THE CHASE by Dakota Gracey
This past month I had the pleasure of participating in the Baker City Cycling Classic in Baker City, Oregon. It was a four-day stage race with the event featuring two hard road races, a time trial (my specialty) and a “criterium”; a fast race held on a short course where intensity and speed are the focus. In stage races, such as these, one finds the various aspects of racing bicycles: eating the right foods, staying hydrated, maintaining a good position in the race, and recovery. All of these become magnified. Racing consecutive days has the effect of tearing even the strongest riders down to shadows of themselves and having one bad day in such races will likely result in a rider’s coveted high place in the overall standings to slip irreparably away.
I am what sports directors in Europe and more specifically, in France, would call a “Rouleur.” Literally, a “roller.” It can be categorized as someone who is an above average climber (rider) and excels especially at time trials which commentators in Le Tour de France often call “the race of truth.” Having these attributes as a rider often means that one must find other ways to win races than most.
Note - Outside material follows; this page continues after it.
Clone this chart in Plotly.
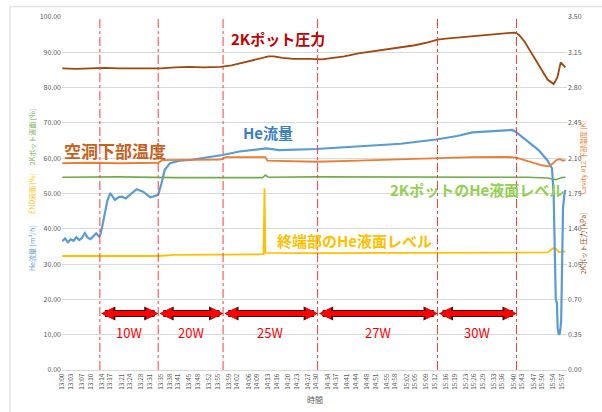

This, for me, generally means that I must use my time-trialing skills to “break away” from the rest of the riders by riding ahead of the “peloton,” (the body of riders), and stay away to the finish.
In cycling, wind resistance is the chief obstacle one faces and the effects of drafting means that all of the riders in the peloton are able to work together in order to chase a solo rider down. More often than not, riders who try to break away fail and are brought back into the fold; destroyed from their effort.
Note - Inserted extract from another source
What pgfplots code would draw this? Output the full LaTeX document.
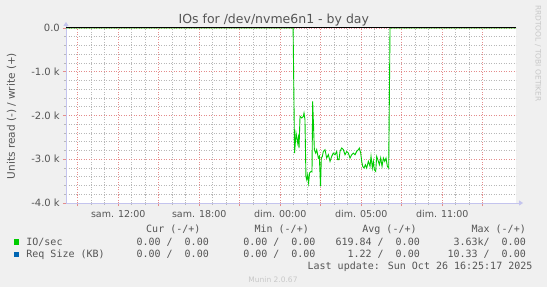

During the Stage 3 Criterium at Baker City, I employed a familiar tactic. At the suggestion of my team manager, before the race, I attacked the field creating a few seconds as another breakaway attempt was “reeled” in. The course was in downtown Baker City and featured a number of technical corners which I knew would be advantageous for me as I could take them alone faster than the field could, together – despite the advantage the draft gave them.
One thing that all bike racers will admit, if asked, is that racing a bicycle is painful and riding away from a charging testosterone fueled peloton is just that. The feeling of the effort is multiplied by the doubts in your distressed mind: “Are they catching me? Can I really keep this pace for another twenty minutes? I should give up, they’re about to catch me, anyway.”
But one cannot stop. As such thoughts swirled around in my head, I tried to distract myself by drawing energy from the spectators cheering and trying to listen to the announcer’s excited chatter. Doubts continued to inflict their poison on my already pained psyche and as I buried myself, taking all of the corners as fast as I could, at times even dangerously so.
I started to notice individual groups of spectators, including, on one lap, my team manager with a big grin and a thumbs up right near Turn One. “That’s encouraging, “ I thought, as I pedaled on through another lap of twisting turns leading onto the finishing stretch where, to my surprise, I saw the back of the field escape around the first turn. My doubts melted away as the realization that “I’m about to lap the field” took their place. I pedaled on, but now without the pain and suffering that had come before and in another lap I was powering up through the field, and as I rolled through the group to the front I turned and said to the rider who was on the front of the pack trying to catch me, “Who’re we chasing?”
He looked back with a shocked expression. I was a lap ahead. The race was won, and I was Number One.